§ Task to carry out: Transcribe the whole listing without a single picture.

§ Raw data:
## Begin
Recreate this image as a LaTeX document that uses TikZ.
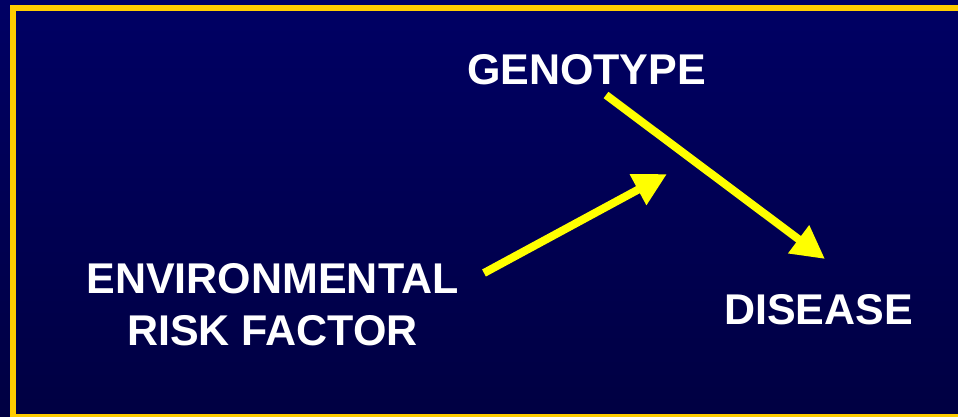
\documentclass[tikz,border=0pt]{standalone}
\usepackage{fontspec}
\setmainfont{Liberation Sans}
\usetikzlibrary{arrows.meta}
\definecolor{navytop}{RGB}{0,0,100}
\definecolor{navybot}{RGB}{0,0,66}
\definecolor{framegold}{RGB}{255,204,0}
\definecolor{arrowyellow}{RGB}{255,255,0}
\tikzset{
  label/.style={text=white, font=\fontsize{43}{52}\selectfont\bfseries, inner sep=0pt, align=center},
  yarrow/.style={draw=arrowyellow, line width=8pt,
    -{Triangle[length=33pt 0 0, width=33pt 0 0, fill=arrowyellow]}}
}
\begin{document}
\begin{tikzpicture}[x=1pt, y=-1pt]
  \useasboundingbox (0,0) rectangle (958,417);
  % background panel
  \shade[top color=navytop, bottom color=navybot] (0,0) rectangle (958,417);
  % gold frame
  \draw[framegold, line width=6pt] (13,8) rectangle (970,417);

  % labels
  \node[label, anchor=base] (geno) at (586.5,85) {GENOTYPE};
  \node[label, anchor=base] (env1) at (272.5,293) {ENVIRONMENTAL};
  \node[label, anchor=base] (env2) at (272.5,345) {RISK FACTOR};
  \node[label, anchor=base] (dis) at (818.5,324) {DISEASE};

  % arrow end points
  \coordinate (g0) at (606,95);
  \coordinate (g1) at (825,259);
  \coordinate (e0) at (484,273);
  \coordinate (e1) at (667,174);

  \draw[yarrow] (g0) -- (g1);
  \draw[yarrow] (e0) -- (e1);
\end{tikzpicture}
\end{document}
## End
§ Reply:
Recreate this image as a LaTeX document that uses TikZ.
\documentclass[tikz,border=0pt]{standalone}
\usepackage{fontspec}
\setmainfont{Liberation Sans}
\usetikzlibrary{arrows.meta}
\definecolor{navytop}{RGB}{0,0,100}
\definecolor{navybot}{RGB}{0,0,66}
\definecolor{framegold}{RGB}{255,204,0}
\definecolor{arrowyellow}{RGB}{255,255,0}
\tikzset{
  label/.style={text=white, font=\fontsize{43}{52}\selectfont\bfseries, inner sep=0pt, align=center},
  yarrow/.style={draw=arrowyellow, line width=8pt,
    -{Triangle[length=33pt 0 0, width=33pt 0 0, fill=arrowyellow]}}
}
\begin{document}
\begin{tikzpicture}[x=1pt, y=-1pt]
  \useasboundingbox (0,0) rectangle (958,417);
  % background panel
  \shade[top color=navytop, bottom color=navybot] (0,0) rectangle (958,417);
  % gold frame
  \draw[framegold, line width=6pt] (13,8) rectangle (970,417);

  % labels
  \node[label, anchor=base] (geno) at (586.5,85) {GENOTYPE};
  \node[label, anchor=base] (env1) at (272.5,293) {ENVIRONMENTAL};
  \node[label, anchor=base] (env2) at (272.5,345) {RISK FACTOR};
  \node[label, anchor=base] (dis) at (818.5,324) {DISEASE};

  % arrow end points
  \coordinate (g0) at (606,95);
  \coordinate (g1) at (825,259);
  \coordinate (e0) at (484,273);
  \coordinate (e1) at (667,174);

  \draw[yarrow] (g0) -- (g1);
  \draw[yarrow] (e0) -- (e1);
\end{tikzpicture}
\end{document}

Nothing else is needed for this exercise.